(Data segment)

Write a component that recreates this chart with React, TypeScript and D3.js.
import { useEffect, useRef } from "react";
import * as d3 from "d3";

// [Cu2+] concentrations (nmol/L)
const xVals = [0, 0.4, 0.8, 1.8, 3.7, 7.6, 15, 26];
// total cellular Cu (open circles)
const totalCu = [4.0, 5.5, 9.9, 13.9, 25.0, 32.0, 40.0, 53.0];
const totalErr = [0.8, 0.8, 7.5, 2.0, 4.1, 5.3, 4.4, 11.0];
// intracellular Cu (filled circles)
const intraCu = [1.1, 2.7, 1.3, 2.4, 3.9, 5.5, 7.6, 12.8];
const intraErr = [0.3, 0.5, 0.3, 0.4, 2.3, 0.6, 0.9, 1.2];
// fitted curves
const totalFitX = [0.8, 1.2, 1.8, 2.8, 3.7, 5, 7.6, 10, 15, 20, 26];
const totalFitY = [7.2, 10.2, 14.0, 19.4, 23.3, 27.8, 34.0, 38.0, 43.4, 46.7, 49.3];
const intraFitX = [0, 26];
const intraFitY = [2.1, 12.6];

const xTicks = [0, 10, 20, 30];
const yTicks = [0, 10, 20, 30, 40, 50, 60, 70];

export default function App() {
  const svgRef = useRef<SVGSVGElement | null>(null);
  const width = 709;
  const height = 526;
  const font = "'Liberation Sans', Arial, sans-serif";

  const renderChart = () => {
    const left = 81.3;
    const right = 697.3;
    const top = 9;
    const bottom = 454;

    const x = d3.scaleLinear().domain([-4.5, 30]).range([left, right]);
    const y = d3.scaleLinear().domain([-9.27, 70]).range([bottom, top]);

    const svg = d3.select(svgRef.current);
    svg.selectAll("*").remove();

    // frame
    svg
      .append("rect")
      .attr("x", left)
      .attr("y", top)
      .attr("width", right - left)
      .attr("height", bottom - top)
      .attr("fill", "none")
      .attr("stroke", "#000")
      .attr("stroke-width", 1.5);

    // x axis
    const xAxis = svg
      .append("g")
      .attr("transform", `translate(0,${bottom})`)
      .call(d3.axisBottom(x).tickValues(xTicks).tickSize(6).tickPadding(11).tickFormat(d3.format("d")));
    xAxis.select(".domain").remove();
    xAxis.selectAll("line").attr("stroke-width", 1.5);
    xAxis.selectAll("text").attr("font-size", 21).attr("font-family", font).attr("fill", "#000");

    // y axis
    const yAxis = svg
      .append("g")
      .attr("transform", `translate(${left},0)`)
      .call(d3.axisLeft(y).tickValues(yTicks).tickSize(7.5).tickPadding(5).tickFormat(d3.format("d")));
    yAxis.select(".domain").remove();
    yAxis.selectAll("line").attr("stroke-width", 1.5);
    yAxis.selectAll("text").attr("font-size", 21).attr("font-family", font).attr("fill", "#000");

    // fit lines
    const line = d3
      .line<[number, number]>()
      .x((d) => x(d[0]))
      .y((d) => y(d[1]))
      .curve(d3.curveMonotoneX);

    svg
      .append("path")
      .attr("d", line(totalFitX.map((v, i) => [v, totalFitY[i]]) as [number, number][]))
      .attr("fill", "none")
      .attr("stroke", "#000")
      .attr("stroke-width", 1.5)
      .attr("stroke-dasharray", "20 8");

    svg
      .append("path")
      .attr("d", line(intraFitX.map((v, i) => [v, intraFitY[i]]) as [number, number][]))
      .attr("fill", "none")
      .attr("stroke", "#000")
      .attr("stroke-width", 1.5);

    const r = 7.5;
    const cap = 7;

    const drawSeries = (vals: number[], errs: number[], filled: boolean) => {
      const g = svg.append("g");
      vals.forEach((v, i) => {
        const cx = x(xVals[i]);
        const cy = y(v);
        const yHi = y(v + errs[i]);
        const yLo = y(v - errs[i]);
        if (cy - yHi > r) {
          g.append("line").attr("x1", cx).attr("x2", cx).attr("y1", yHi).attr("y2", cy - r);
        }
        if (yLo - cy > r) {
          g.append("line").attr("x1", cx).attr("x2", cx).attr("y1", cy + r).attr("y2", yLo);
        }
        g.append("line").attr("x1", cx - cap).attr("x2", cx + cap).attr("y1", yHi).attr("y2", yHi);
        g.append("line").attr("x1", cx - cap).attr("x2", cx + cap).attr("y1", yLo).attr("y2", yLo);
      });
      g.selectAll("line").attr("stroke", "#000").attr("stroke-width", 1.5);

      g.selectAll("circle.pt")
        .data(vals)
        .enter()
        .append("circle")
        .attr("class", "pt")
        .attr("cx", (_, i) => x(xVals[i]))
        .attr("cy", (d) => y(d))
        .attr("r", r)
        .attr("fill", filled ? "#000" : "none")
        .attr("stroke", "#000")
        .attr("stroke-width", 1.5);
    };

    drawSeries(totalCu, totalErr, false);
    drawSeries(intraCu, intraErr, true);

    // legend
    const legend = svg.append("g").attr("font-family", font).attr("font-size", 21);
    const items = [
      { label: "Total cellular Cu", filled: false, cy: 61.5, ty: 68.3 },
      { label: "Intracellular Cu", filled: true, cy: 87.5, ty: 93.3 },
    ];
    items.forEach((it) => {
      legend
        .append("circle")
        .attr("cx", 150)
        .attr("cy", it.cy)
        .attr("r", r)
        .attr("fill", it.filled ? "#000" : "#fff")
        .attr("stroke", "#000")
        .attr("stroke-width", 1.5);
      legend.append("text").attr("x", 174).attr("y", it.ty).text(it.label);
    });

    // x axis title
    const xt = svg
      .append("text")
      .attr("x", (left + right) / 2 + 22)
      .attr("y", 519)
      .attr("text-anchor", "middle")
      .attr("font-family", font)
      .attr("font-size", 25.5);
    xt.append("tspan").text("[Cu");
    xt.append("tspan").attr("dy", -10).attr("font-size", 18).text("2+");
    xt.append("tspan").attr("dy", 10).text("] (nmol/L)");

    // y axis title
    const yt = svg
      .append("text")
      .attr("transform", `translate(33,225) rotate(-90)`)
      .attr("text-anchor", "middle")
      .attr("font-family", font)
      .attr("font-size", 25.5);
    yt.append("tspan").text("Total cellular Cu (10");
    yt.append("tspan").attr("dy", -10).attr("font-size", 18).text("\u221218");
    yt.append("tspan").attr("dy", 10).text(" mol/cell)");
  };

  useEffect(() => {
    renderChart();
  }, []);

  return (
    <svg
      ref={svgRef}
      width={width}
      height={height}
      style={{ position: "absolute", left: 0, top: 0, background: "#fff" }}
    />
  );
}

(What you need to do) Retype the whole listing, matching it exactly.

(Reply to the task)
Write a component that recreates this chart with React, TypeScript and D3.js.
import { useEffect, useRef } from "react";
import * as d3 from "d3";

// [Cu2+] concentrations (nmol/L)
const xVals = [0, 0.4, 0.8, 1.8, 3.7, 7.6, 15, 26];
// total cellular Cu (open circles)
const totalCu = [4.0, 5.5, 9.9, 13.9, 25.0, 32.0, 40.0, 53.0];
const totalErr = [0.8, 0.8, 7.5, 2.0, 4.1, 5.3, 4.4, 11.0];
// intracellular Cu (filled circles)
const intraCu = [1.1, 2.7, 1.3, 2.4, 3.9, 5.5, 7.6, 12.8];
const intraErr = [0.3, 0.5, 0.3, 0.4, 2.3, 0.6, 0.9, 1.2];
// fitted curves
const totalFitX = [0.8, 1.2, 1.8, 2.8, 3.7, 5, 7.6, 10, 15, 20, 26];
const totalFitY = [7.2, 10.2, 14.0, 19.4, 23.3, 27.8, 34.0, 38.0, 43.4, 46.7, 49.3];
const intraFitX = [0, 26];
const intraFitY = [2.1, 12.6];

const xTicks = [0, 10, 20, 30];
const yTicks = [0, 10, 20, 30, 40, 50, 60, 70];

export default function App() {
  const svgRef = useRef<SVGSVGElement | null>(null);
  const width = 709;
  const height = 526;
  const font = "'Liberation Sans', Arial, sans-serif";

  const renderChart = () => {
    const left = 81.3;
    const right = 697.3;
    const top = 9;
    const bottom = 454;

    const x = d3.scaleLinear().domain([-4.5, 30]).range([left, right]);
    const y = d3.scaleLinear().domain([-9.27, 70]).range([bottom, top]);

    const svg = d3.select(svgRef.current);
    svg.selectAll("*").remove();

    // frame
    svg
      .append("rect")
      .attr("x", left)
      .attr("y", top)
      .attr("width", right - left)
      .attr("height", bottom - top)
      .attr("fill", "none")
      .attr("stroke", "#000")
      .attr("stroke-width", 1.5);

    // x axis
    const xAxis = svg
      .append("g")
      .attr("transform", `translate(0,${bottom})`)
      .call(d3.axisBottom(x).tickValues(xTicks).tickSize(6).tickPadding(11).tickFormat(d3.format("d")));
    xAxis.select(".domain").remove();
    xAxis.selectAll("line").attr("stroke-width", 1.5);
    xAxis.selectAll("text").attr("font-size", 21).attr("font-family", font).attr("fill", "#000");

    // y axis
    const yAxis = svg
      .append("g")
      .attr("transform", `translate(${left},0)`)
      .call(d3.axisLeft(y).tickValues(yTicks).tickSize(7.5).tickPadding(5).tickFormat(d3.format("d")));
    yAxis.select(".domain").remove();
    yAxis.selectAll("line").attr("stroke-width", 1.5);
    yAxis.selectAll("text").attr("font-size", 21).attr("font-family", font).attr("fill", "#000");

    // fit lines
    const line = d3
      .line<[number, number]>()
      .x((d) => x(d[0]))
      .y((d) => y(d[1]))
      .curve(d3.curveMonotoneX);

    svg
      .append("path")
      .attr("d", line(totalFitX.map((v, i) => [v, totalFitY[i]]) as [number, number][]))
      .attr("fill", "none")
      .attr("stroke", "#000")
      .attr("stroke-width", 1.5)
      .attr("stroke-dasharray", "20 8");

    svg
      .append("path")
      .attr("d", line(intraFitX.map((v, i) => [v, intraFitY[i]]) as [number, number][]))
      .attr("fill", "none")
      .attr("stroke", "#000")
      .attr("stroke-width", 1.5);

    const r = 7.5;
    const cap = 7;

    const drawSeries = (vals: number[], errs: number[], filled: boolean) => {
      const g = svg.append("g");
      vals.forEach((v, i) => {
        const cx = x(xVals[i]);
        const cy = y(v);
        const yHi = y(v + errs[i]);
        const yLo = y(v - errs[i]);
        if (cy - yHi > r) {
          g.append("line").attr("x1", cx).attr("x2", cx).attr("y1", yHi).attr("y2", cy - r);
        }
        if (yLo - cy > r) {
          g.append("line").attr("x1", cx).attr("x2", cx).attr("y1", cy + r).attr("y2", yLo);
        }
        g.append("line").attr("x1", cx - cap).attr("x2", cx + cap).attr("y1", yHi).attr("y2", yHi);
        g.append("line").attr("x1", cx - cap).attr("x2", cx + cap).attr("y1", yLo).attr("y2", yLo);
      });
      g.selectAll("line").attr("stroke", "#000").attr("stroke-width", 1.5);

      g.selectAll("circle.pt")
        .data(vals)
        .enter()
        .append("circle")
        .attr("class", "pt")
        .attr("cx", (_, i) => x(xVals[i]))
        .attr("cy", (d) => y(d))
        .attr("r", r)
        .attr("fill", filled ? "#000" : "none")
        .attr("stroke", "#000")
        .attr("stroke-width", 1.5);
    };

    drawSeries(totalCu, totalErr, false);
    drawSeries(intraCu, intraErr, true);

    // legend
    const legend = svg.append("g").attr("font-family", font).attr("font-size", 21);
    const items = [
      { label: "Total cellular Cu", filled: false, cy: 61.5, ty: 68.3 },
      { label: "Intracellular Cu", filled: true, cy: 87.5, ty: 93.3 },
    ];
    items.forEach((it) => {
      legend
        .append("circle")
        .attr("cx", 150)
        .attr("cy", it.cy)
        .attr("r", r)
        .attr("fill", it.filled ? "#000" : "#fff")
        .attr("stroke", "#000")
        .attr("stroke-width", 1.5);
      legend.append("text").attr("x", 174).attr("y", it.ty).text(it.label);
    });

    // x axis title
    const xt = svg
      .append("text")
      .attr("x", (left + right) / 2 + 22)
      .attr("y", 519)
      .attr("text-anchor", "middle")
      .attr("font-family", font)
      .attr("font-size", 25.5);
    xt.append("tspan").text("[Cu");
    xt.append("tspan").attr("dy", -10).attr("font-size", 18).text("2+");
    xt.append("tspan").attr("dy", 10).text("] (nmol/L)");

    // y axis title
    const yt = svg
      .append("text")
      .attr("transform", `translate(33,225) rotate(-90)`)
      .attr("text-anchor", "middle")
      .attr("font-family", font)
      .attr("font-size", 25.5);
    yt.append("tspan").text("Total cellular Cu (10");
    yt.append("tspan").attr("dy", -10).attr("font-size", 18).text("\u221218");
    yt.append("tspan").attr("dy", 10).text(" mol/cell)");
  };

  useEffect(() => {
    renderChart();
  }, []);

  return (
    <svg
      ref={svgRef}
      width={width}
      height={height}
      style={{ position: "absolute", left: 0, top: 0, background: "#fff" }}
    />
  );
}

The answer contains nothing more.